Stated task – Provide an exact copy of the data, excluding the images.

Recorded information –
#####
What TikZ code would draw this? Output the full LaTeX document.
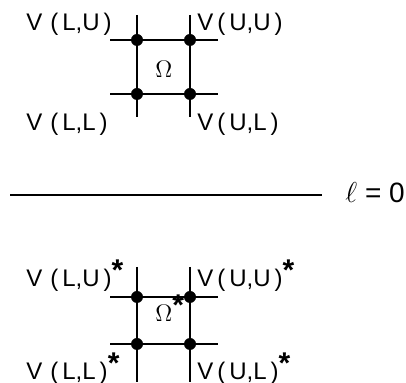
\documentclass[tikz,border=0pt]{standalone}
\usepackage{fontspec}
\setmainfont{Liberation Sans}
\usetikzlibrary{positioning}
\newcommand{\bigstar}{\raisebox{0.55ex}{\fontsize{15}{15}\selectfont\bfseries *}}

\begin{document}
\begin{tikzpicture}[x=0.5pt,y=-0.5pt,
    every node/.style={font=\fontsize{12}{14}\selectfont, inner sep=0pt},
    gridline/.style={line width=1pt},
    vtx/.style={circle, fill, minimum size=6pt, inner sep=0pt},
    lbl/.style={anchor=base west}]
  \useasboundingbox (0,0) rectangle (406,383);
  % two cells: name / top / bottom / upper end / lower end / upper base / lower base / mark
  \foreach \c/\yt/\yb/\ya/\yz/\bu/\bl/\st in
      {a/40/94/15/117/31/131/{}, b/297/344/267/382/287/380/{\bigstar}}{
    \coordinate (\c-tw) at (110,\yt);  \coordinate (\c-te) at (218,\yt);
    \coordinate (\c-bw) at (110,\yb);  \coordinate (\c-be) at (218,\yb);
    \coordinate (\c-ln) at (137,\ya);  \coordinate (\c-ls) at (137,\yz);
    \coordinate (\c-rn) at (190,\ya);  \coordinate (\c-rs) at (190,\yz);
    \draw[gridline] (\c-tw) -- (\c-te);
    \draw[gridline] (\c-bw) -- (\c-be);
    \draw[gridline] (\c-ln) -- (\c-ls);
    \draw[gridline] (\c-rn) -- (\c-rs);
    \node[vtx] (\c-LU) at (137,\yt) {};
    \node[vtx] (\c-UU) at (190,\yt) {};
    \node[vtx] (\c-LL) at (137,\yb) {};
    \node[vtx] (\c-UL) at (190,\yb) {};
    \node[lbl] (\c-vlu) at (26,\bu) {V\,\,(\,L,U\,)\st};
    \node[lbl] (\c-vuu) at (197,\bu) {V\,(\,U,U\,)\st};
    \node[lbl] (\c-vll) at (26,\bl) {V\,\,(\,L,L\,)\st};
    \node[lbl] (\c-vul) at (197,\bl) {V\,(\,U,L\,)\st};
  }
  \node[lbl, font=\fontsize{11.5}{13}\selectfont] (om) at (155,78) {$\Omega$};
  \node[lbl, font=\fontsize{11.5}{13}\selectfont] (oms) at (155,322) {$\Omega$\bigstar};
  % level line
  \node[lbl, font=\fontsize{14}{16}\selectfont] (lev) at (345,203) {$\ell$ = 0};
  \coordinate (lw) at (10,195);
  \coordinate (le) at (322,195);
  \draw[line width=1.1pt] (lw) -- (le);
\end{tikzpicture}
\end{document}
#####
Result of this exercise –
What TikZ code would draw this? Output the full LaTeX document.
\documentclass[tikz,border=0pt]{standalone}
\usepackage{fontspec}
\setmainfont{Liberation Sans}
\usetikzlibrary{positioning}
\newcommand{\bigstar}{\raisebox{0.55ex}{\fontsize{15}{15}\selectfont\bfseries *}}

\begin{document}
\begin{tikzpicture}[x=0.5pt,y=-0.5pt,
    every node/.style={font=\fontsize{12}{14}\selectfont, inner sep=0pt},
    gridline/.style={line width=1pt},
    vtx/.style={circle, fill, minimum size=6pt, inner sep=0pt},
    lbl/.style={anchor=base west}]
  \useasboundingbox (0,0) rectangle (406,383);
  % two cells: name / top / bottom / upper end / lower end / upper base / lower base / mark
  \foreach \c/\yt/\yb/\ya/\yz/\bu/\bl/\st in
      {a/40/94/15/117/31/131/{}, b/297/344/267/382/287/380/{\bigstar}}{
    \coordinate (\c-tw) at (110,\yt);  \coordinate (\c-te) at (218,\yt);
    \coordinate (\c-bw) at (110,\yb);  \coordinate (\c-be) at (218,\yb);
    \coordinate (\c-ln) at (137,\ya);  \coordinate (\c-ls) at (137,\yz);
    \coordinate (\c-rn) at (190,\ya);  \coordinate (\c-rs) at (190,\yz);
    \draw[gridline] (\c-tw) -- (\c-te);
    \draw[gridline] (\c-bw) -- (\c-be);
    \draw[gridline] (\c-ln) -- (\c-ls);
    \draw[gridline] (\c-rn) -- (\c-rs);
    \node[vtx] (\c-LU) at (137,\yt) {};
    \node[vtx] (\c-UU) at (190,\yt) {};
    \node[vtx] (\c-LL) at (137,\yb) {};
    \node[vtx] (\c-UL) at (190,\yb) {};
    \node[lbl] (\c-vlu) at (26,\bu) {V\,\,(\,L,U\,)\st};
    \node[lbl] (\c-vuu) at (197,\bu) {V\,(\,U,U\,)\st};
    \node[lbl] (\c-vll) at (26,\bl) {V\,\,(\,L,L\,)\st};
    \node[lbl] (\c-vul) at (197,\bl) {V\,(\,U,L\,)\st};
  }
  \node[lbl, font=\fontsize{11.5}{13}\selectfont] (om) at (155,78) {$\Omega$};
  \node[lbl, font=\fontsize{11.5}{13}\selectfont] (oms) at (155,322) {$\Omega$\bigstar};
  % level line
  \node[lbl, font=\fontsize{14}{16}\selectfont] (lev) at (345,203) {$\ell$ = 0};
  \coordinate (lw) at (10,195);
  \coordinate (le) at (322,195);
  \draw[line width=1.1pt] (lw) -- (le);
\end{tikzpicture}
\end{document}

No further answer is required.